Weitgehend einheitliches Muster

Die Vorsitzende der Prüfungskommission, Anne-Gret Rinder, erläuterte, bei Herz-Transplantationen folgten die Manipulationen einem weitgehend einheitlichen Muster. So wurde in den Patientenakten die Vergabe von Medikamenten vermerkt, die gar nicht verabreicht wurden oder nur punktuell zum Zeitpunkt der Meldung an die zentrale Organ-Verteilstelle Eurotransplant. Durch die Angabe der Medikamentendosis wurden Patienten dadurch als dringliche Fälle eingestuft und kamen früher an ein Spenderherz.

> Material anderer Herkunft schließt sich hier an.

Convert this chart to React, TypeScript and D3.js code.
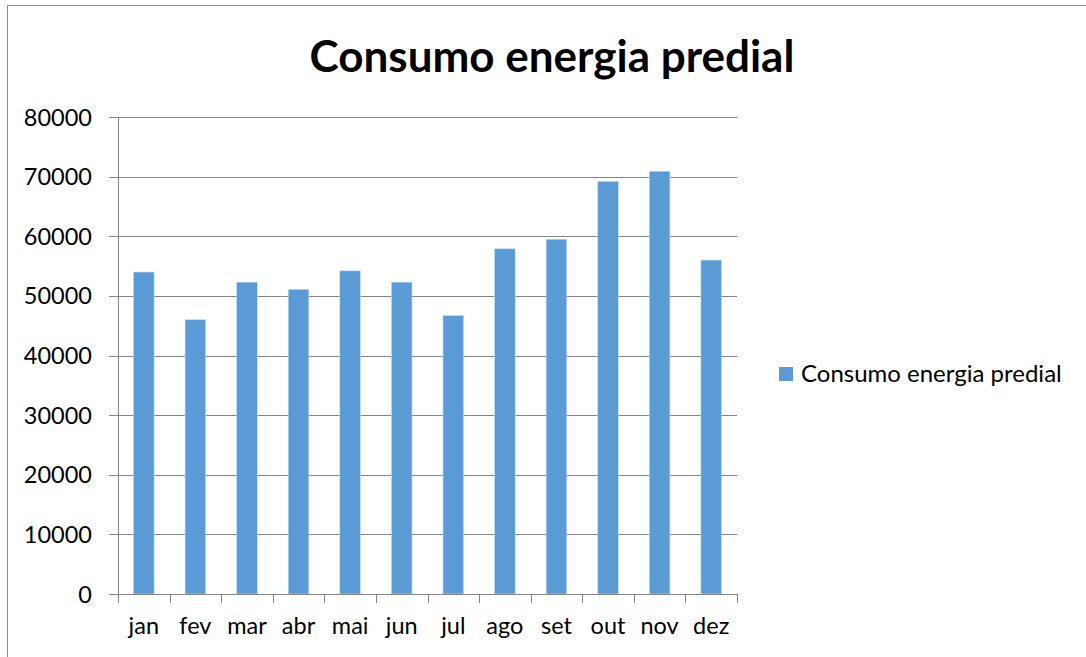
import * as d3 from 'd3';

const months = ['jan', 'fev', 'mar', 'abr', 'mai', 'jun', 'jul', 'ago', 'set', 'out', 'nov', 'dez'];
const consumo = [54000, 46000, 52300, 51100, 54200, 52300, 46700, 57900, 59500, 69200, 70900, 56000];
const yTicks = [0, 10000, 20000, 30000, 40000, 50000, 60000, 70000, 80000];
const seriesName = 'Consumo energia predial';
const title = 'Consumo energia predial';

const W = 1086;
const H = 657;
const plot = { left: 118, right: 737, top: 117, bottom: 594 };
const barColor = '#5b9bd5';
const axisColor = '#868686';
const font = 'Lato, "Open Sans", sans-serif';

export default function App() {
  const x = d3.scaleBand().domain(months).range([plot.left, plot.right]).paddingInner(0.6).paddingOuter(0.3);
  const band = d3.scaleBand().domain(months).range([plot.left, plot.right]);
  const y = d3.scaleLinear().domain([0, 80000]).range([plot.bottom, plot.top]);

  return (
    <svg width={W} height={H} style={{ position: 'absolute', left: 0, top: 0, background: '#fff' }} fontFamily={font}>
      {/* chart frame */}
      <rect x={7.5} y={5.5} width={W} height={H} fill="none" stroke="#8c8c8c" strokeWidth={1} />

      <text x={552} y={72} textAnchor="middle" fontSize={44} fontWeight="bold" fill="#000">{title}</text>

      {/* grid + y ticks */}
      {yTicks.map(t => (
        <g key={t}>
          <line x1={plot.left} x2={plot.right} y1={Math.round(y(t)) + 0.5} y2={Math.round(y(t)) + 0.5} stroke={axisColor} />
          <line x1={plot.left - 9} x2={plot.left} y1={Math.round(y(t)) + 0.5} y2={Math.round(y(t)) + 0.5} stroke={axisColor} />
          <text x={92} y={y(t) + 8.5} textAnchor="end" fontSize={23.5} fill="#000">{t}</text>
        </g>
      ))}
      <line x1={plot.left + 0.5} x2={plot.left + 0.5} y1={plot.top} y2={plot.bottom} stroke={axisColor} />

      {/* bars */}
      {months.map((m, i) => (
        <rect key={m} x={x(m)} y={y(consumo[i])} width={x.bandwidth()} height={y(0) - y(consumo[i])}
          fill={barColor} stroke="#c8dcf0" strokeWidth={0.6} />
      ))}

      {/* x axis */}
      <line x1={plot.left} x2={plot.right} y1={plot.bottom + 0.5} y2={plot.bottom + 0.5} stroke={axisColor} />
      {[...months.map(m => band(m)), plot.right].map((v, i) => (
        <line key={i} x1={Math.round(v) + 0.5} x2={Math.round(v) + 0.5} y1={plot.bottom} y2={plot.bottom + 9} stroke={axisColor} />
      ))}
      {months.map(m => (
        <text key={m} x={band(m) + band.bandwidth() / 2} y={634} textAnchor="middle" fontSize={23.5} fill="#000">{m}</text>
      ))}

      {/* legend */}
      <rect x={779} y={367} width={14} height={14} fill={barColor} />
      <text x={801} y={382} fontSize={24} fill="#000">{seriesName}</text>
    </svg>
  );
}
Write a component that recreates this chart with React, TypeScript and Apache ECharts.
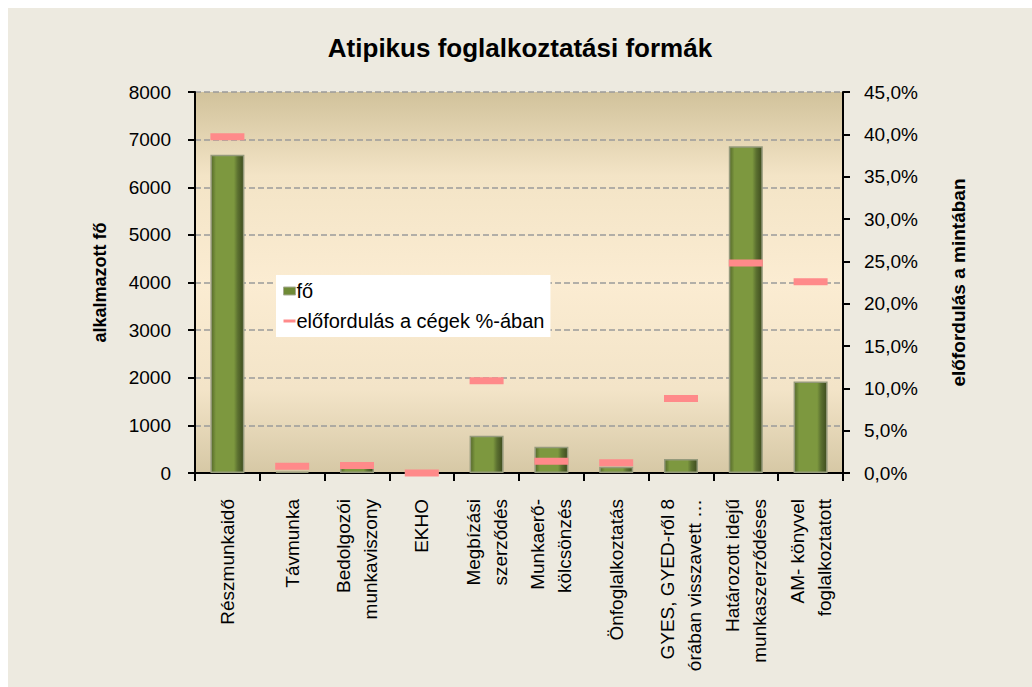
import React, { useEffect, useRef } from "react";
import * as echarts from "echarts";

const categories = [
  "Részmunkaidő",
  "Távmunka",
  "Bedolgozói\nmunkaviszony",
  "EKHO",
  "Megbízási\nszerződés",
  "Munkaerő-\nkölcsönzés",
  "Önfoglalkoztatás",
  "GYES, GYED-ről 8\nórában visszavett …",
  "Határozott idejű\nmunkaszerződéses",
  "AM- könyvel\nfoglalkoztatott",
];
const foValues = [6680, 30, 130, 0, 780, 550, 130, 295, 6860, 1920];
const pctValues = [39.7, 0.8, 0.9, 0, 10.9, 1.4, 1.2, 8.8, 24.8, 22.6];
const leftTicks = { min: 0, max: 8000, interval: 1000 };
const rightTicks = { min: 0, max: 45, interval: 5 };

const FONT = "Liberation Sans, Arial, sans-serif";

export default function App() {
  const ref = useRef<HTMLDivElement>(null);
  useEffect(() => {
    if (!ref.current) return;
    const chart = echarts.init(ref.current, undefined, { renderer: "svg" });
    chart.setOption({
      animation: false,
      backgroundColor: "#edeae0",
      textStyle: { fontFamily: FONT, color: "#000" },
      title: {
        text: "Atipikus foglalkoztatási formák",
        left: "center",
        top: 22,
        textStyle: { fontSize: 26, fontWeight: "bold", color: "#000", fontFamily: FONT },
      },
      legend: {
        orient: "vertical",
        left: 268,
        top: 267,
        backgroundColor: "#ffffff",
        padding: [6, 6, 6, 7],
        itemGap: 10,
        itemWidth: 12,
        itemHeight: 8,
        textStyle: { fontSize: 20, color: "#000", fontFamily: FONT, padding: [0, 0, 0, -4] },
        data: [
          { name: "fő", icon: "rect", itemStyle: { color: "#6f8a36", borderColor: "#a7ab94", borderWidth: 1 } },
          { name: "előfordulás a cégek %-ában", icon: "path://M0,3 L12,3 L12,6 L0,6 Z", itemStyle: { color: "#ff8a8a" } },
        ],
      },
      grid: {
        left: 187,
        right: 189,
        top: 84,
        bottom: 214,
        show: true,
        borderWidth: 0,
        backgroundColor: {
          type: "linear",
          x: 0, y: 0, x2: 0, y2: 1,
          colorStops: [
            { offset: 0, color: "#d1c29b" },
            { offset: 0.22, color: "#f3e4c6" },
            { offset: 0.5, color: "#fbecd2" },
            { offset: 0.78, color: "#f3e4c8" },
            { offset: 1, color: "#d6c8a5" },
          ],
        },
      },
      xAxis: {
        type: "category",
        data: categories,
        boundaryGap: true,
        axisLine: { lineStyle: { color: "#000", width: 2 } },
        axisTick: { show: true, length: 8, lineStyle: { color: "#000", width: 2 } },
        axisLabel: {
          rotate: 90,
          interval: 0,
          margin: 26,
          fontSize: 19,
          lineHeight: 27,
          color: "#000",
          fontFamily: FONT,
        },
      },
      yAxis: [
        {
          type: "value",
          min: leftTicks.min,
          max: leftTicks.max,
          interval: leftTicks.interval,
          name: "alkalmazott fő",
          nameLocation: "middle",
          nameRotate: 90,
          nameGap: 86,
          nameTextStyle: { fontSize: 18, fontWeight: "bold", color: "#000", fontFamily: FONT },
          axisLine: { show: true, lineStyle: { color: "#000", width: 2 } },
          axisTick: { show: true, length: 7, lineStyle: { color: "#000", width: 2 } },
          axisLabel: {
            fontSize: 19,
            color: "#000",
            margin: 24,
            fontFamily: FONT,
            formatter: (v: number) => String(v),
          },
          splitLine: { show: true, lineStyle: { color: "#9a9a9a", width: 1.5, type: [6, 3] } },
        },
        {
          type: "value",
          min: rightTicks.min,
          max: rightTicks.max,
          interval: rightTicks.interval,
          position: "right",
          name: "előfordulás a mintában",
          nameLocation: "middle",
          nameRotate: 90,
          nameGap: 106,
          nameTextStyle: { fontSize: 19, fontWeight: "bold", color: "#000", fontFamily: FONT },
          axisLine: { show: true, lineStyle: { color: "#000", width: 2 } },
          axisTick: { show: true, length: 7, lineStyle: { color: "#000", width: 2 } },
          axisLabel: {
            fontSize: 19,
            color: "#000",
            margin: 21,
            fontFamily: FONT,
            formatter: (v: number) => v.toFixed(1).replace(".", ",") + "%",
          },
          splitLine: { show: false },
        },
      ],
      series: [
        {
          name: "fő",
          type: "bar",
          yAxisIndex: 0,
          data: foValues,
          barWidth: 34,
          itemStyle: {
            borderColor: "#959a7c",
            borderWidth: 1.5,
            color: {
              type: "linear",
              x: 0, y: 0, x2: 1, y2: 0,
              colorStops: [
                { offset: 0, color: "#55692a" },
                { offset: 0.15, color: "#7d983f" },
                { offset: 0.7, color: "#7d983f" },
                { offset: 0.82, color: "#5b7030" },
                { offset: 1, color: "#3e4c1e" },
              ],
            },
          },
        },
        {
          name: "előfordulás a cégek %-ában",
          type: "scatter",
          yAxisIndex: 1,
          data: pctValues,
          symbol: "rect",
          symbolSize: [34, 7],
          itemStyle: { color: "#ff8a8a", opacity: 1 },
          z: 5,
        },
      ],
    });
    return () => chart.dispose();
  }, []);
  return (
    <div
      ref={ref}
      style={{ position: "fixed", left: 8, top: 8, width: 1024, height: 679 }}
    />
  );
}
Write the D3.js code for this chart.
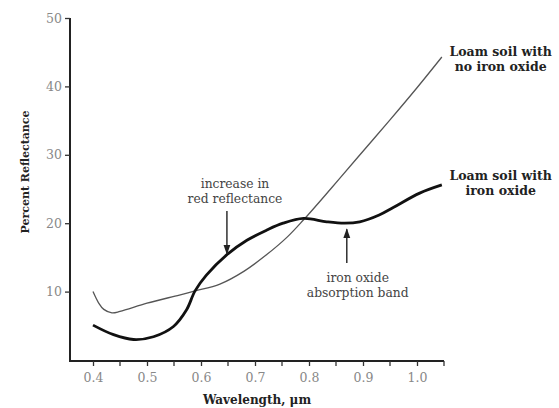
<!DOCTYPE html>
<html><head><meta charset="utf-8">
<script src="https://cdn.jsdelivr.net/npm/d3@7"></script>
<style>body{margin:0;background:#fff}svg{display:block}</style>
</head><body>
<svg id="c" width="559" height="408"></svg>
<script>
const wlNoIron = [0.40,0.41,0.42,0.435,0.45,0.50,0.56,0.589,0.635,0.68,0.72,0.76,0.79,0.84,0.89,0.95,1.00,1.046];
const valNoIron = [10.0,8.4,7.4,6.9,7.1,8.3,9.5,10.1,11.1,13.0,15.3,18.0,20.5,25.0,29.6,35.1,39.8,44.3];
const wlIron = [0.40,0.438,0.475,0.512,0.549,0.573,0.589,0.61,0.648,0.685,0.722,0.752,0.79,0.833,0.866,0.894,0.93,0.956,1.005,1.046];
const valIron = [5.1,3.7,3.0,3.4,4.9,7.3,10.1,12.4,15.4,17.5,19.0,20.0,20.7,20.2,20.0,20.2,21.2,22.3,24.4,25.6];
const xMajor = [0.4,0.5,0.6,0.7,0.8,0.9,1.0];
const xMajorLabels = ["0.4","0.5","0.6","0.7","0.8","0.9","1.0"];
const xMinor = [0.45,0.55,0.65,0.75,0.85,0.95,1.05];
const yTicks = [10,20,30,40,50];
const seriesLabels = [["Loam soil with","no iron oxide"],["Loam soil with","iron oxide"]];
const annRed = ["increase in","red reflectance"];
const annBand = ["iron oxide","absorption band"];

const svg = d3.select("#c");
const x = d3.scaleLinear().domain([0.3574,1.05]).range([70,444]);
const y = d3.scaleLinear().domain([0,50]).range([360,18]);
const serif = "'DejaVu Serif',serif";

svg.append("defs").append("marker").attr("id","ah").attr("viewBox","0 0 10 10")
  .attr("refX",9).attr("refY",5).attr("markerWidth",7).attr("markerHeight",9).attr("orient","auto")
  .append("path").attr("d","M0,1.5 L10,5 L0,8.5 Z").attr("fill","#222");

const xAx = svg.append("g").attr("transform","translate(0,361)")
  .call(d3.axisBottom(x).tickValues(xMajor).tickFormat((d,i)=>xMajorLabels[i]).tickSize(5).tickPadding(7));
xAx.select(".domain").attr("d","M70,0H444").attr("stroke","#222").attr("stroke-width",2);
xAx.selectAll(".tick line").attr("stroke","#333").attr("stroke-width",1.3);
xAx.selectAll("text").attr("font-family",serif).attr("font-size",12.5).attr("fill","#888");
svg.append("g").selectAll("line").data(xMinor).join("line")
  .attr("x1",d=>x(d)).attr("x2",d=>x(d)).attr("y1",361).attr("y2",366)
  .attr("stroke","#333").attr("stroke-width",1.3);

const yAx = svg.append("g").attr("transform","translate(70,0)")
  .call(d3.axisLeft(y).tickValues(yTicks).tickSize(5).tickPadding(3));
yAx.select(".domain").attr("d","M0,18V362").attr("stroke","#222").attr("stroke-width",2);
yAx.selectAll(".tick line").attr("stroke","#333").attr("stroke-width",1.3);
yAx.selectAll("text").attr("font-family",serif).attr("font-size",12.5).attr("fill","#888");

svg.append("text").attr("x",257).attr("y",404).attr("text-anchor","middle")
  .attr("font-family",serif).attr("font-weight","bold").attr("font-size",12).attr("fill","#222")
  .text("Wavelength, μm");
svg.append("text").attr("transform","translate(29,172) rotate(-90)").attr("text-anchor","middle")
  .attr("font-family",serif).attr("font-weight","bold").attr("font-size",11).attr("fill","#222")
  .text("Percent Reflectance");

const line = d3.line().x(d=>x(d[0])).y(d=>y(d[1])).curve(d3.curveCatmullRom.alpha(0.5));
svg.append("path").datum(d3.zip(wlNoIron,valNoIron)).attr("d",line)
  .attr("fill","none").attr("stroke","#555").attr("stroke-width",1.3);
svg.append("path").datum(d3.zip(wlIron,valIron)).attr("d",line)
  .attr("fill","none").attr("stroke","#111").attr("stroke-width",2.8);

function block(lines,cx,cy,opts){
  const t = svg.append("text").attr("text-anchor","middle").attr("font-family",serif)
    .attr("font-size",opts.size).attr("font-weight",opts.bold?"bold":"normal").attr("fill",opts.fill);
  lines.forEach((s,i)=>t.append("tspan").attr("x",cx).attr("y",cy+i*opts.lh).text(s));
}
block(seriesLabels[0],500.7,56,{size:12.5,bold:true,lh:15,fill:"#222"});
block(seriesLabels[1],500.7,180,{size:12.5,bold:true,lh:15,fill:"#222"});
block(annRed,235,188,{size:12.3,bold:false,lh:15,fill:"#444"});
block(annBand,357.7,282,{size:12.3,bold:false,lh:15,fill:"#444"});

svg.append("line").attr("x1",x(0.648)).attr("x2",x(0.648)).attr("y1",211).attr("y2",y(15.4)-1)
  .attr("stroke","#222").attr("stroke-width",1.4).attr("marker-end","url(#ah)");
svg.append("line").attr("x1",x(0.87)).attr("x2",x(0.87)).attr("y1",263).attr("y2",y(20.0)+6)
  .attr("stroke","#222").attr("stroke-width",1.4).attr("marker-end","url(#ah)");
</script>
</body></html>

Bei den Herztransplantationen fanden die Prüfer in insgesamt fünf Kliniken solche Verstöße. Dazu gehören das Deutsche Herzzentrum Berlin, die Herzklinik der Ludwig-Maximilians-Universität München sowie die Universitätskliniken in Jena, Heidelberg und Köln-Lindenthal. Manipulationen bei Lungentransplantationen wurden in Jena und München festgestellt.

Bei Nieren- und Bauchspeicheldrüsentransplantationen wurden dagegen den Angaben zufolge keine Auffälligkeiten entdeckt. Geprüft wurden für den Bericht rund 4.300 Krankenakten aus den Jahren 2010 bis 2012. In dieser Zeit gab es insgesamt fast 11.000 postmortale Spenden von Herzen, Lungen, Nieren und Pankreas.

Über die Motive des Betrugs könne man nur spekulieren, sagte Rinder. Möglich sei das Bestreben, als Klinik mehr Transplantationen vorweisen und damit in der Bedeutung steigen zu wollen. Zum anderen wollten Ärzte Patienten, die schon lange in ihrer Behandlung sind, eventuell einfach nur retten.

Verschärfte Regeln bei Organspende

Die frühere Richterin am Kammergericht betonte, in der großen Mehrheit der Organspende-Fälle seien die geltenden Regeln befolgt worden. Seit dem Bekanntwerden der Organspendeskandale 2012, bei denen es vor allem um Leber-Spenden ging, habe es in den Krankenhäusern einen Kulturwandel gegeben. Die Dokumentation habe sich wesentlich verbessert. Auch sei die Zusammenarbeit mit den Prüfern besser geworden.

Seit den Skandalen, die die Organspende-Bereitschaft in Deutschland stark hatte sinken lassen, gelten bei Transplantationen verschärfte Regeln. So gilt inzwischen anders als zum Zeitpunkt vieler Verstöße ein Mehr-Augen-Prinzip, das verhindern soll, dass gefälschte Daten von einem Arzt an die Organspende-Organisation Eurotransplant übermittelt werden. Nach den Skandalen gab es auch ein neues Transplantationsgesetz, das unter anderem für jede Klinik entsprechende Beauftragte vorschreibt.

Welche Konsequenzen die einzelnen Manipulationen jeweils für beteiligte Ärzte hatten, konnte Rinder nicht sagen. Die Kommissionen übergeben ihren Worten zufolge ihre Erkenntnisse immer an die Kliniken und die Landesärztekammern. In schweren Fällen würde auch direkt die Staatsanwaltschaft informiert.

Der Vorstand der Deutschen Stiftung Patientenschutz, Eugen Brysch, zeigte sich erschüttert von den Ergebnissen des Prüfberichts. "Es ging offenkundig drunter und drüber bei der Organspende", erklärte er. Er forderte eine staatliche Aufsicht über das Transplantationssystem. Dies dürfe keine alleinige Angelegenheit von privaten Organisationen wie Bundesärztekammer, Krankenhausgesellschaft und Krankenkassen-Spitzenverband sein.